◆ **Given instruction**: Drop the images; return everything else in the listing below exactly.

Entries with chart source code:

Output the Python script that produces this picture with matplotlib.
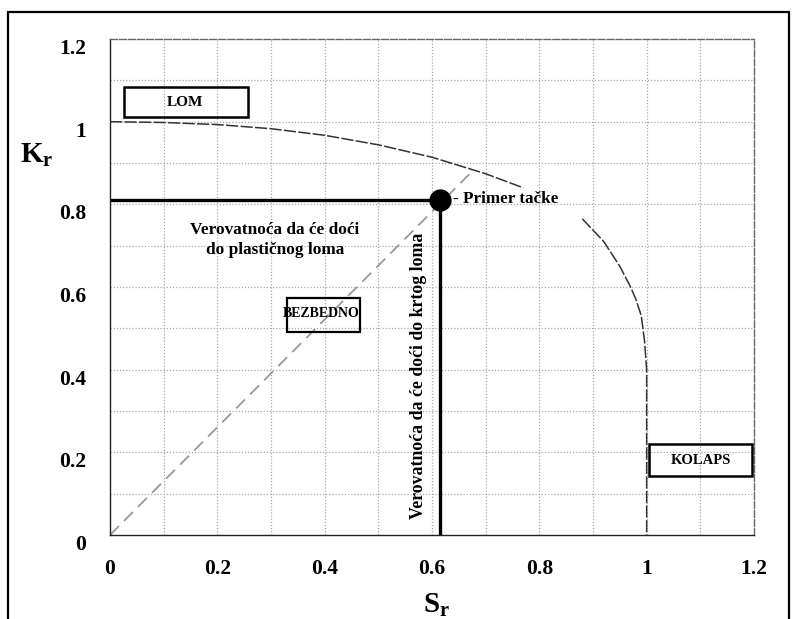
# Failure assessment diagram (Kr vs Sr) with an example point
import numpy as np
import matplotlib.pyplot as plt
from matplotlib.patches import Rectangle

plt.rcParams['font.family'] = ['Liberation Serif', 'DejaVu Serif']
plt.rcParams['mathtext.fontset'] = 'custom'
plt.rcParams['mathtext.rm'] = 'Liberation Serif:bold'
plt.rcParams['mathtext.it'] = 'Liberation Serif:bold'

# -----------------------------------------------------------
# Data
# -----------------------------------------------------------
# assessment curve, upper branch (broken where the label sits)
curve1_sr = [0.0, 0.1, 0.2, 0.3, 0.4, 0.5, 0.6, 0.7, 0.77]
curve1_kr = [1.0, 0.998, 0.993, 0.983, 0.967, 0.944, 0.914, 0.874, 0.84]
# lower branch down to the collapse limit
curve2_sr = [0.88, 0.92, 0.95, 0.97, 0.98, 0.99, 0.996, 1.0, 1.0]
curve2_kr = [0.765, 0.71, 0.65, 0.60, 0.57, 0.53, 0.47, 0.40, 0.0]

# load line through the example point
diag_sr = [0.0, 0.675]
diag_kr = [0.0, 0.88]

# example point
pt_sr = 0.615
pt_kr = 0.81

xticks = [0, 0.2, 0.4, 0.6, 0.8, 1, 1.2]
yticks = [0, 0.2, 0.4, 0.6, 0.8, 1, 1.2]
xtick_labels = ["0", "0.2", "0.4", "0.6", "0.8", "1", "1.2"]
ytick_labels = ["0", "0.2", "0.4", "0.6", "0.8", "1", "1.2"]
grid_steps = np.arange(0.1, 1.2, 0.1)

# -----------------------------------------------------------
# Figure
# -----------------------------------------------------------
W, H = 792, 619
fig = plt.figure(figsize=(W / 100, H / 100), dpi=100)
ax = fig.add_axes([110 / W, 1 - 535 / H, (754 - 110) / W, (535 - 39) / H])
ax.set_xlim(0, 1.2)
ax.set_ylim(0, 1.2)

# scanned-looking grid
for g in grid_steps:
    ax.axvline(g, color='#a8a8a8', ls=(0, (1, 1.5)), lw=0.9, zorder=0)
    ax.axhline(g, color='#a8a8a8', ls=(0, (1, 1.5)), lw=0.9, zorder=0)

for s in ['top', 'right']:
    ax.spines[s].set_color('#666666')
    ax.spines[s].set_linestyle((0, (5, 1.5)))
    ax.spines[s].set_linewidth(1.0)
for s in ['left', 'bottom']:
    ax.spines[s].set_color('#222222')
    ax.spines[s].set_linewidth(1.0)

# curve
ax.plot(curve1_sr, curve1_kr, color='#333333', lw=1.1, ls=(0, (8, 1.5)))
ax.plot(curve2_sr, curve2_kr, color='#333333', lw=1.1, ls=(0, (8, 1.5)))

# load line
ax.plot(diag_sr, diag_kr, color='#999999', lw=1.3, ls=(0, (7, 4)))

# thick projections of the point
ax.plot([0, pt_sr], [pt_kr, pt_kr], color='black', lw=2.4, solid_capstyle='butt')
ax.plot([pt_sr, pt_sr], [pt_kr, 0], color='black', lw=2.4, solid_capstyle='butt')
ax.plot(pt_sr, pt_kr, 'o', color='black', ms=15, zorder=5)

ax.set_xticks(xticks)
ax.set_xticklabels(xtick_labels)
ax.set_yticks(yticks)
ax.set_yticklabels(ytick_labels)
ax.tick_params(length=0, labelsize=15.5)
ax.tick_params(axis='x', pad=17)
ax.tick_params(axis='y', pad=17)
for lab in ax.get_xticklabels() + ax.get_yticklabels():
    lab.set_fontweight('bold')
for lab in ax.get_yticklabels():
    lab.set_verticalalignment('top')

# -----------------------------------------------------------
# Annotations
# -----------------------------------------------------------
def px(x, y):
    return (x - 110) / 537.0, (535 - y) / 413.3

def box(x0, y0, x1, y1, lw=1.8):
    (a, b), (c, d) = px(x0, y0), px(x1, y1)
    ax.add_patch(Rectangle((a, d), c - a, b - d, fill=False, ec='black',
                           lw=lw, zorder=4, clip_on=False))

box(124, 87, 248, 117)
ax.text(*px(185, 103), "LOM", ha='center', va='center', fontsize=11, fontweight='bold')

box(287, 298, 360, 332, lw=1.6)
ax.text(*px(321, 314), "BEZBEDNO", ha='center', va='center', fontsize=10, fontweight='bold')

box(649, 444, 752, 476)
ax.text(*px(701, 461), "KOLAPS", ha='center', va='center', fontsize=10.5, fontweight='bold')

ax.text(*px(453, 199), "- Primer tačke", ha='left', va='center', fontsize=12.3, fontweight='bold')
ax.text(*px(275, 240), "Verovatnoća da će doći\ndo plastičnog loma", ha='center', va='center',
        fontsize=12.4, fontweight='bold', linespacing=1.3)
ax.text(*px(419, 376), "Verovatnoća da će doći do krtog loma", ha='center', va='center',
        rotation=90, fontsize=12.8, fontweight='bold')

fig.text(37 / W, 1 - 155 / H, r"$\mathrm{K_r}$", ha='center', va='center', fontsize=21)
fig.text(437 / W, 1 - 605 / H, r"$\mathrm{S_r}$", ha='center', va='center', fontsize=21)

# outer frame of the scanned page
fig.patches.append(Rectangle((8 / W, -0.05), (789 - 8) / W, 1.05 - 12 / H, fill=False,
                             ec='black', lw=1.6, transform=fig.transFigure))

fig.savefig("out.png", dpi=100)
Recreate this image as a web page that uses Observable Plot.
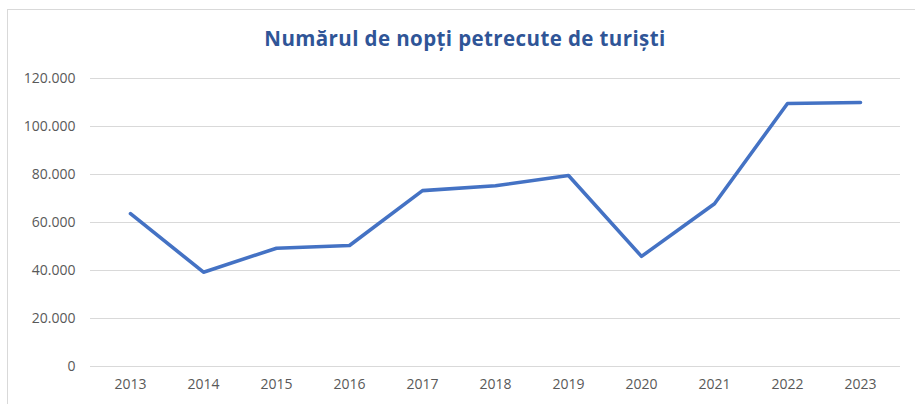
<!DOCTYPE html>
<html>
<head>
<meta charset="utf-8">
<script src="https://cdn.jsdelivr.net/npm/d3@7"></script>
<script src="https://cdn.jsdelivr.net/npm/@observablehq/plot@0.6"></script>
<style>
  html, body { margin: 0; padding: 0; background: #fff; }
  #wrap { position: relative; width: 915px; height: 404px; overflow: hidden; }
  #frame { position: absolute; left: 7px; top: 9px; width: 920px; height: 410px;
           border-left: 1.5px solid #d9d9d9; border-top: 1.5px solid #d9d9d9; box-sizing: border-box; }
  #title { position: absolute; left: 0; width: 930px; top: 24px; text-align: center;
           font-family: "Open Sans", sans-serif; font-weight: 700; font-size: 20.5px;
           color: #2F5597; letter-spacing: 0.4px; }
  #chart { position: absolute; left: 0; top: 60px; }
</style>
</head>
<body>
<div id="wrap">
  <div id="frame"></div>
  <div id="title">Numărul de nopți petrecute de turiști</div>
  <div id="chart"></div>
</div>
<script>
const years = ["2013","2014","2015","2016","2017","2018","2019","2020","2021","2022","2023"];
const nights = [63700, 39300, 49300, 50400, 73300, 75300, 79600, 45900, 67800, 109600, 110000];
const yTicks = [0, 20000, 40000, 60000, 80000, 100000, 120000];

const data = years.map((y, i) => ({year: y, value: nights[i]}));
const fmt = d => d === 0 ? "0" : d3.format(",")(d).replace(/,/g, ".");

const chart = Plot.plot({
  width: 915,
  height: 344,
  marginTop: 18,
  marginBottom: 38,
  marginLeft: 90,
  marginRight: 15,
  style: { fontFamily: "Open Sans, sans-serif", fontSize: "14px", color: "#595959", background: "transparent" },
  x: { type: "point", domain: years, padding: 0.5, label: null },
  y: { domain: [0, 120000], label: null },
  marks: [
    Plot.ruleY(yTicks, { stroke: "#d9d9d9", strokeWidth: 1.2 }),
    Plot.axisY(yTicks, { tickSize: 0, tickPadding: 15, tickFormat: fmt, fill: "#595959", label: null }),
    Plot.axisX({ tickSize: 0, tickPadding: 13, fill: "#595959", label: null }),
    Plot.line(data, { x: "year", y: "value", stroke: "#4472C4", strokeWidth: 3.6, strokeLinejoin: "round", strokeLinecap: "round" })
  ]
});
document.getElementById("chart").appendChild(chart);
</script>
</body>
</html>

◆ **Answer to this problem**:
Output the Python script that produces this picture with matplotlib.
# Failure assessment diagram (Kr vs Sr) with an example point
import numpy as np
import matplotlib.pyplot as plt
from matplotlib.patches import Rectangle

plt.rcParams['font.family'] = ['Liberation Serif', 'DejaVu Serif']
plt.rcParams['mathtext.fontset'] = 'custom'
plt.rcParams['mathtext.rm'] = 'Liberation Serif:bold'
plt.rcParams['mathtext.it'] = 'Liberation Serif:bold'

# -----------------------------------------------------------
# Data
# -----------------------------------------------------------
# assessment curve, upper branch (broken where the label sits)
curve1_sr = [0.0, 0.1, 0.2, 0.3, 0.4, 0.5, 0.6, 0.7, 0.77]
curve1_kr = [1.0, 0.998, 0.993, 0.983, 0.967, 0.944, 0.914, 0.874, 0.84]
# lower branch down to the collapse limit
curve2_sr = [0.88, 0.92, 0.95, 0.97, 0.98, 0.99, 0.996, 1.0, 1.0]
curve2_kr = [0.765, 0.71, 0.65, 0.60, 0.57, 0.53, 0.47, 0.40, 0.0]

# load line through the example point
diag_sr = [0.0, 0.675]
diag_kr = [0.0, 0.88]

# example point
pt_sr = 0.615
pt_kr = 0.81

xticks = [0, 0.2, 0.4, 0.6, 0.8, 1, 1.2]
yticks = [0, 0.2, 0.4, 0.6, 0.8, 1, 1.2]
xtick_labels = ["0", "0.2", "0.4", "0.6", "0.8", "1", "1.2"]
ytick_labels = ["0", "0.2", "0.4", "0.6", "0.8", "1", "1.2"]
grid_steps = np.arange(0.1, 1.2, 0.1)

# -----------------------------------------------------------
# Figure
# -----------------------------------------------------------
W, H = 792, 619
fig = plt.figure(figsize=(W / 100, H / 100), dpi=100)
ax = fig.add_axes([110 / W, 1 - 535 / H, (754 - 110) / W, (535 - 39) / H])
ax.set_xlim(0, 1.2)
ax.set_ylim(0, 1.2)

# scanned-looking grid
for g in grid_steps:
    ax.axvline(g, color='#a8a8a8', ls=(0, (1, 1.5)), lw=0.9, zorder=0)
    ax.axhline(g, color='#a8a8a8', ls=(0, (1, 1.5)), lw=0.9, zorder=0)

for s in ['top', 'right']:
    ax.spines[s].set_color('#666666')
    ax.spines[s].set_linestyle((0, (5, 1.5)))
    ax.spines[s].set_linewidth(1.0)
for s in ['left', 'bottom']:
    ax.spines[s].set_color('#222222')
    ax.spines[s].set_linewidth(1.0)

# curve
ax.plot(curve1_sr, curve1_kr, color='#333333', lw=1.1, ls=(0, (8, 1.5)))
ax.plot(curve2_sr, curve2_kr, color='#333333', lw=1.1, ls=(0, (8, 1.5)))

# load line
ax.plot(diag_sr, diag_kr, color='#999999', lw=1.3, ls=(0, (7, 4)))

# thick projections of the point
ax.plot([0, pt_sr], [pt_kr, pt_kr], color='black', lw=2.4, solid_capstyle='butt')
ax.plot([pt_sr, pt_sr], [pt_kr, 0], color='black', lw=2.4, solid_capstyle='butt')
ax.plot(pt_sr, pt_kr, 'o', color='black', ms=15, zorder=5)

ax.set_xticks(xticks)
ax.set_xticklabels(xtick_labels)
ax.set_yticks(yticks)
ax.set_yticklabels(ytick_labels)
ax.tick_params(length=0, labelsize=15.5)
ax.tick_params(axis='x', pad=17)
ax.tick_params(axis='y', pad=17)
for lab in ax.get_xticklabels() + ax.get_yticklabels():
    lab.set_fontweight('bold')
for lab in ax.get_yticklabels():
    lab.set_verticalalignment('top')

# -----------------------------------------------------------
# Annotations
# -----------------------------------------------------------
def px(x, y):
    return (x - 110) / 537.0, (535 - y) / 413.3

def box(x0, y0, x1, y1, lw=1.8):
    (a, b), (c, d) = px(x0, y0), px(x1, y1)
    ax.add_patch(Rectangle((a, d), c - a, b - d, fill=False, ec='black',
                           lw=lw, zorder=4, clip_on=False))

box(124, 87, 248, 117)
ax.text(*px(185, 103), "LOM", ha='center', va='center', fontsize=11, fontweight='bold')

box(287, 298, 360, 332, lw=1.6)
ax.text(*px(321, 314), "BEZBEDNO", ha='center', va='center', fontsize=10, fontweight='bold')

box(649, 444, 752, 476)
ax.text(*px(701, 461), "KOLAPS", ha='center', va='center', fontsize=10.5, fontweight='bold')

ax.text(*px(453, 199), "- Primer tačke", ha='left', va='center', fontsize=12.3, fontweight='bold')
ax.text(*px(275, 240), "Verovatnoća da će doći\ndo plastičnog loma", ha='center', va='center',
        fontsize=12.4, fontweight='bold', linespacing=1.3)
ax.text(*px(419, 376), "Verovatnoća da će doći do krtog loma", ha='center', va='center',
        rotation=90, fontsize=12.8, fontweight='bold')

fig.text(37 / W, 1 - 155 / H, r"$\mathrm{K_r}$", ha='center', va='center', fontsize=21)
fig.text(437 / W, 1 - 605 / H, r"$\mathrm{S_r}$", ha='center', va='center', fontsize=21)

# outer frame of the scanned page
fig.patches.append(Rectangle((8 / W, -0.05), (789 - 8) / W, 1.05 - 12 / H, fill=False,
                             ec='black', lw=1.6, transform=fig.transFigure))

fig.savefig("out.png", dpi=100)
Recreate this image as a web page that uses Observable Plot.
<!DOCTYPE html>
<html>
<head>
<meta charset="utf-8">
<script src="https://cdn.jsdelivr.net/npm/d3@7"></script>
<script src="https://cdn.jsdelivr.net/npm/@observablehq/plot@0.6"></script>
<style>
  html, body { margin: 0; padding: 0; background: #fff; }
  #wrap { position: relative; width: 915px; height: 404px; overflow: hidden; }
  #frame { position: absolute; left: 7px; top: 9px; width: 920px; height: 410px;
           border-left: 1.5px solid #d9d9d9; border-top: 1.5px solid #d9d9d9; box-sizing: border-box; }
  #title { position: absolute; left: 0; width: 930px; top: 24px; text-align: center;
           font-family: "Open Sans", sans-serif; font-weight: 700; font-size: 20.5px;
           color: #2F5597; letter-spacing: 0.4px; }
  #chart { position: absolute; left: 0; top: 60px; }
</style>
</head>
<body>
<div id="wrap">
  <div id="frame"></div>
  <div id="title">Numărul de nopți petrecute de turiști</div>
  <div id="chart"></div>
</div>
<script>
const years = ["2013","2014","2015","2016","2017","2018","2019","2020","2021","2022","2023"];
const nights = [63700, 39300, 49300, 50400, 73300, 75300, 79600, 45900, 67800, 109600, 110000];
const yTicks = [0, 20000, 40000, 60000, 80000, 100000, 120000];

const data = years.map((y, i) => ({year: y, value: nights[i]}));
const fmt = d => d === 0 ? "0" : d3.format(",")(d).replace(/,/g, ".");

const chart = Plot.plot({
  width: 915,
  height: 344,
  marginTop: 18,
  marginBottom: 38,
  marginLeft: 90,
  marginRight: 15,
  style: { fontFamily: "Open Sans, sans-serif", fontSize: "14px", color: "#595959", background: "transparent" },
  x: { type: "point", domain: years, padding: 0.5, label: null },
  y: { domain: [0, 120000], label: null },
  marks: [
    Plot.ruleY(yTicks, { stroke: "#d9d9d9", strokeWidth: 1.2 }),
    Plot.axisY(yTicks, { tickSize: 0, tickPadding: 15, tickFormat: fmt, fill: "#595959", label: null }),
    Plot.axisX({ tickSize: 0, tickPadding: 13, fill: "#595959", label: null }),
    Plot.line(data, { x: "year", y: "value", stroke: "#4472C4", strokeWidth: 3.6, strokeLinejoin: "round", strokeLinecap: "round" })
  ]
});
document.getElementById("chart").appendChild(chart);
</script>
</body>
</html>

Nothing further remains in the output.